In today’s ever more hectic and forgetful word, which leaves so many men and women behind as it races on, breathlessly and aimlessly, we need the oxygen of this gratuitous and life-giving love. We thirst for mercy and no technology can quench that thirst. We seek a love that endures beyond momentary pleasures, a safe harbour where we can end our restless wanderings, an infinite embrace that forgives and reconciles.

How important this is, when we consider today’s widespread fear that it is impossible to be forgiven, rehabilitated and redeemed from our weaknesses. For us Catholics, among the most meaningful rites of the Holy Year is that of walking with humility and trust through the door – the Holy Door – to find ourselves fully reconciled by the mercy of God, who forgives our trespasses. But this demands that we too forgive those who trespass against us (cf. Mt 6:12), the brothers and sisters who have offended us. We receive God’s forgiveness in order to share it with others. Forgiveness is surely the greatest gift we can give to others, because it is the most costly. Yet at the same time, it is what makes us most like God.

Mercy extends also to the world around us, to our common home, which we are called to protect and preserve from unbridled and rapacious consumption. Our commitment is needed for an education to sobriety and to respect, to a more simple and orderly way of life, in which the resources of creation are used with wisdom and moderation, with concern for humanity as a whole and coming generations, not simply the interests of our particular group and the benefits of the present moment. Today in particular, “the gravity of the ecological crisis demands that we all look to the common good, embarking on a path of dialogue which requires patience, self-discipline and generosity” (Laudato Si’, 201).

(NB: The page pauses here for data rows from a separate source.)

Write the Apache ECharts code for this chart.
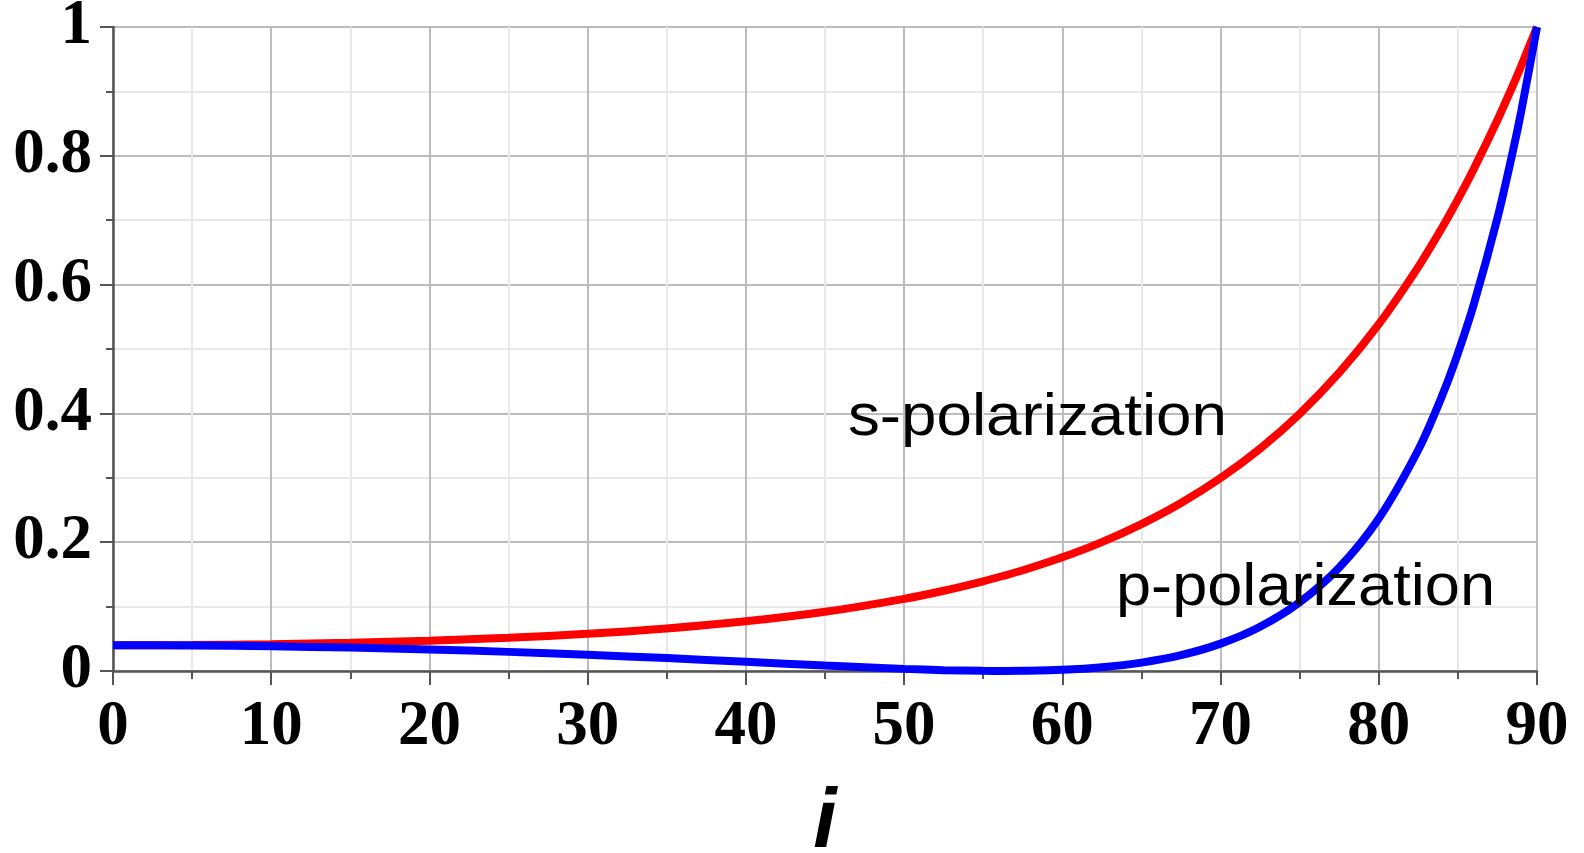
<!DOCTYPE html>
<html>
<head>
<meta charset="utf-8">
<script src="https://cdn.jsdelivr.net/npm/echarts@6/dist/echarts.min.js"></script>
<style>
html,body{margin:0;padding:0;background:#fff;}
#chart{width:1584px;height:853px;}
</style>
</head>
<body>
<div id="chart"></div>
<script>
// Incidence angle (degrees)
const angles = [0,5,10,15,20,25,30,35,40,45,50,52.5,55,56.3,57.5,60,62.5,65,67.5,70,72.5,75,77.5,80,82.5,84,85,86,87.5,88.5,89,90];
// s-polarization reflectance
const sPol = [0.04,0.0404,0.0417,0.0438,0.0471,0.0516,0.0578,0.0661,0.0772,0.0920,0.1120,0.1246,0.1393,0.1479,0.1564,0.1766,0.2002,0.2281,0.2609,0.2996,0.3453,0.3994,0.4632,0.5386,0.6276,0.6884,0.7323,0.7793,0.8555,0.9106,0.9395,1];
// p-polarization reflectance
const pPol = [0.04,0.0396,0.0384,0.0363,0.0335,0.0297,0.0252,0.0200,0.0143,0.0085,0.0033,0.0013,0.0002,0,0.0002,0.0018,0.0058,0.0130,0.0246,0.0425,0.0688,0.1068,0.1607,0.2368,0.3436,0.4273,0.4933,0.5688,0.7034,0.8099,0.8689,1];
const xName = 'i';
const sLabel = 's-polarization';
const pLabel = 'p-polarization';

const chart = echarts.init(document.getElementById('chart'), null, {renderer: 'canvas'});
const tickFont = {fontFamily: 'Liberation Serif', fontWeight: 'bold', fontSize: 63, color: '#000'};
const axisCommon = {
  axisLine: {show: true, lineStyle: {color: '#555', width: 2.5}},
  splitLine: {show: true, lineStyle: {color: '#bcbcbc', width: 2}},
  minorSplitLine: {show: true, lineStyle: {color: '#e8e8e8', width: 2}}
};
chart.setOption({
  animation: false,
  backgroundColor: '#fff',
  grid: {left: 113, right: 47, top: 27, bottom: 182, containLabel: false, outerBoundsMode: 'none'},
  xAxis: Object.assign({}, axisCommon, {
    type: 'value', min: 0, max: 90, interval: 10,
    axisTick: {show: true, length: 14, lineStyle: {color: '#555', width: 2}},
    minorTick: {show: true, splitNumber: 2, length: 8, lineStyle: {color: '#555', width: 2}},
    axisLabel: Object.assign({margin: 25}, tickFont),
    name: xName, nameLocation: 'middle', nameGap: 111,
    nameTextStyle: {fontFamily: 'Liberation Sans', fontStyle: 'italic', fontWeight: 'bold', fontSize: 84, color: '#000'}
  }),
  yAxis: Object.assign({}, axisCommon, {
    type: 'value', min: 0, max: 1, interval: 0.2,
    axisTick: {show: true, length: 13, lineStyle: {color: '#555', width: 2}},
    minorTick: {show: true, splitNumber: 2, length: 7, lineStyle: {color: '#555', width: 2}},
    axisLabel: Object.assign({margin: 21}, tickFont)
  }),
  series: [
    {type: 'line', name: sLabel, showSymbol: false, smooth: 0.3,
     lineStyle: {color: '#ff0000', width: 8}, data: angles.map((a, k) => [a, sPol[k]]), z: 2},
    {type: 'line', name: pLabel, showSymbol: false, smooth: 0.3,
     lineStyle: {color: '#0000ff', width: 8}, data: angles.map((a, k) => [a, pPol[k]]), z: 3}
  ],
  graphic: [
    {type: 'text', left: 848, top: 389, z: 10, scaleX: 1.08,
     style: {text: sLabel, font: '59px "Liberation Sans"', fill: '#000'}},
    {type: 'text', left: 1116, top: 559, z: 10, scaleX: 1.07,
     style: {text: pLabel, font: '59px "Liberation Sans"', fill: '#000'}}
  ]
});
</script>
</body>
</html>
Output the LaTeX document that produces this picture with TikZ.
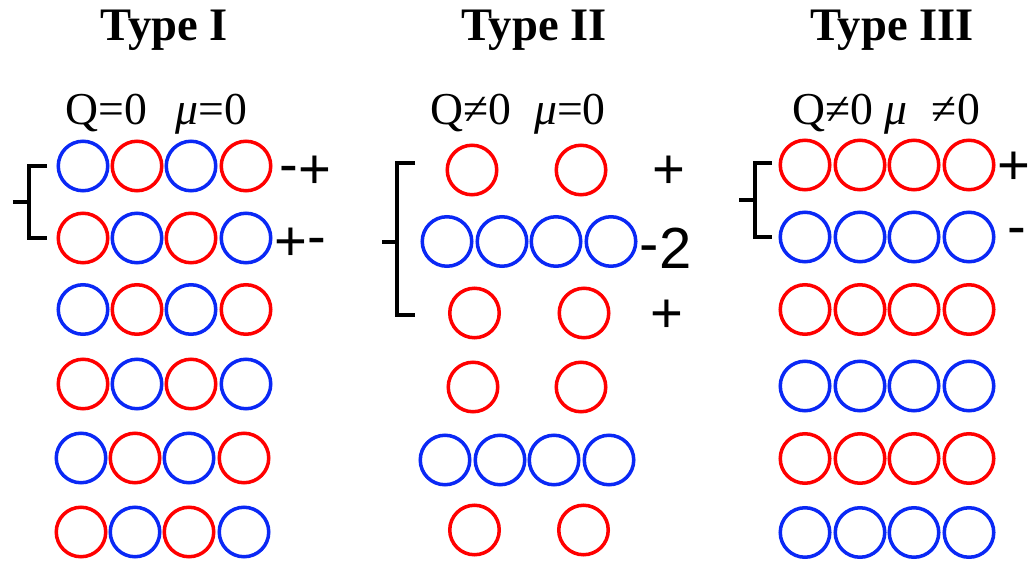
\documentclass[tikz,border=0pt]{standalone}
\usepackage{fontspec}
\setmainfont{Liberation Serif}
\setsansfont{Liberation Sans}

\definecolor{ringred}{RGB}{255,0,0}
\definecolor{ringblue}{RGB}{10,40,245}

\newcommand{\uphy}{\raisebox{0.08em}{-}}

\tikzset{
  ring/.style={circle,draw=#1,line width=2pt,minimum size=0.99cm,inner sep=0pt},
  typetitle/.style={font=\bfseries\fontsize{26.5}{30}\selectfont,anchor=base,inner sep=0pt},
  chargelabel/.style={font=\fontsize{26}{30}\selectfont,anchor=base,inner sep=0pt},
  signlabel/.style={font=\sffamily\fontsize{32}{36}\selectfont,anchor=base west,inner sep=0pt},
  bracket/.style={line width=1.8pt}
}

\begin{document}
\begin{tikzpicture}
  \useasboundingbox (0,0) rectangle (20.7,-11.26);

  % Titles
  \node[typetitle] (titleI)   at (3.28,-0.82)  {Type I};
  \node[typetitle] (titleII)  at (10.68,-0.82) {Type II};
  \node[typetitle] (titleIII) at (17.84,-0.82) {Type III};

  % Charge / moment labels
  \node[chargelabel] (qI)   at (3.13,-2.49)  {Q=0\hspace{16pt}\textit{μ}=0};
  \node[chargelabel] (qII)  at (10.36,-2.49) {Q≠0\hspace{13pt}\textit{μ}=0};
  \node[chargelabel] (qIII) at (17.72,-2.49) {Q≠0 \textit{μ}\hspace{14pt}≠0};

  % Type I: alternating rows
  \foreach \y/\ca/\cb/\dx [count=\r] in {-3.32/ringblue/ringred/0,-4.76/ringred/ringblue/0,
      -6.19/ringblue/ringred/0,-7.68/ringred/ringblue/0,
      -9.16/ringblue/ringred/-0.04,-10.64/ringred/ringblue/-0.04}
    \foreach \x/\cc [count=\c] in {1.66/\ca,2.74/\cb,3.82/\ca,4.92/\cb}
      \node[ring=\cc] (tI-\r-\c) at (\x+\dx,\y) {};

  % Type II: red pairs and blue chains
  \foreach \y/\xa/\xb [count=\r] in {-3.40/9.44/11.62,-6.26/9.49/11.68,
      -7.74/9.46/11.62,-10.60/9.49/11.67} {
    \node[ring=ringred] (tII-p\r-1) at (\xa,\y) {};
    \node[ring=ringred] (tII-p\r-2) at (\xb,\y) {};
  }
  \foreach \y/\dx [count=\r] in {-4.83/0,-9.20/-0.04}
    \foreach \x [count=\c] in {8.94,10.04,11.12,12.22}
      \node[ring=ringblue] (tII-b\r-\c) at (\x+\dx,\y) {};

  % Type III: uniform rows
  \foreach \y/\cc [count=\r] in {-3.30/ringred,-4.74/ringblue,-6.19/ringred,
      -7.72/ringblue,-9.17/ringred,-10.65/ringblue}
    \foreach \x [count=\c] in {16.10,17.20,18.28,19.38}
      \node[ring=\cc] (tIII-\r-\c) at (\x,\y) {};

  % Signs
  \node[signlabel] (sI1)   at (5.59,-3.76)  {\uphy+};
  \node[signlabel] (sI2)   at (5.48,-5.20)  {+\uphy};
  \node[signlabel,anchor=base] (sII1) at (13.37,-3.76) {+};
  \node[signlabel,font=\sffamily\fontsize{33}{36}\selectfont] (sII2) at (12.79,-5.36) {\uphy2};
  \node[signlabel,anchor=base] (sII3) at (13.33,-6.65) {+};
  \node[signlabel] (sIII1) at (19.95,-3.69) {+};
  \node[signlabel] (sIII2) at (20.15,-4.90) {-};

  % Brackets
  \draw[bracket] (0.94,-3.32) -- (0.58,-3.32) -- (0.58,-4.76) -- (0.94,-4.76);
  \draw[bracket] (0.26,-4.04) -- (0.58,-4.04);
  \draw[bracket] (8.30,-3.26) -- (7.94,-3.26) -- (7.94,-6.30) -- (8.30,-6.30);
  \draw[bracket] (7.64,-4.84) -- (7.94,-4.84);
  \draw[bracket] (15.44,-3.26) -- (15.10,-3.26) -- (15.10,-4.74) -- (15.44,-4.74);
  \draw[bracket] (14.78,-4.00) -- (15.10,-4.00);
\end{tikzpicture}
\end{document}
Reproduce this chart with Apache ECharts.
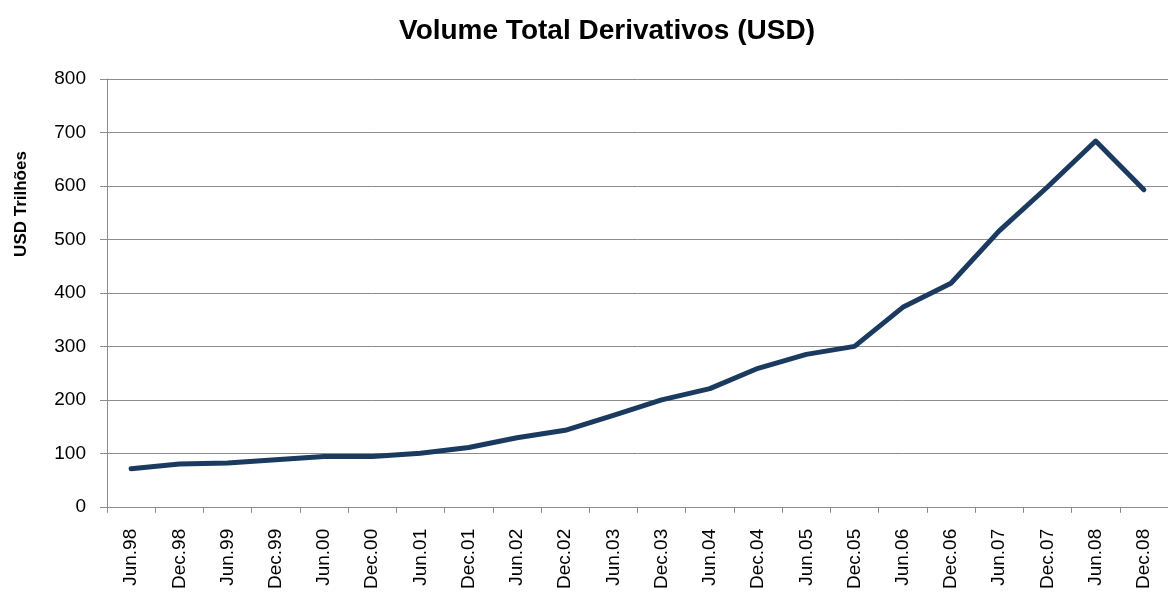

May this be the path we take. May we reject the aimless paths of disagreement and closed-mindedness. May it never happen again that the religions, because of the conduct of some of their followers, convey a distorted message, out of tune with that of mercy. Sadly, not a day passes that we do not hear of acts of violence, conflict, kidnapping, terrorist attacks, killings and destruction. It is horrible that at times, to justify such barbarism, the name of a religion or the name of God himself is invoked. May there be clear condemnation of these iniquitous attitudes that profane the name of God and sully the religious quest of mankind. May there instead be fostered everywhere the peaceful encounter of believers and genuine religious freedom. Here, our responsibility before God, humanity and the future is great; it calls for unremitting effort, without dissimulation. It is a call that challenges us, a path to be taken together, for the good of all, and with hope. May the religions be wombs of life, bearing the merciful love of God to a wounded and needy humanity; may they be doors of hope helping to penetrate the walls erected by pride and fear. Thank you.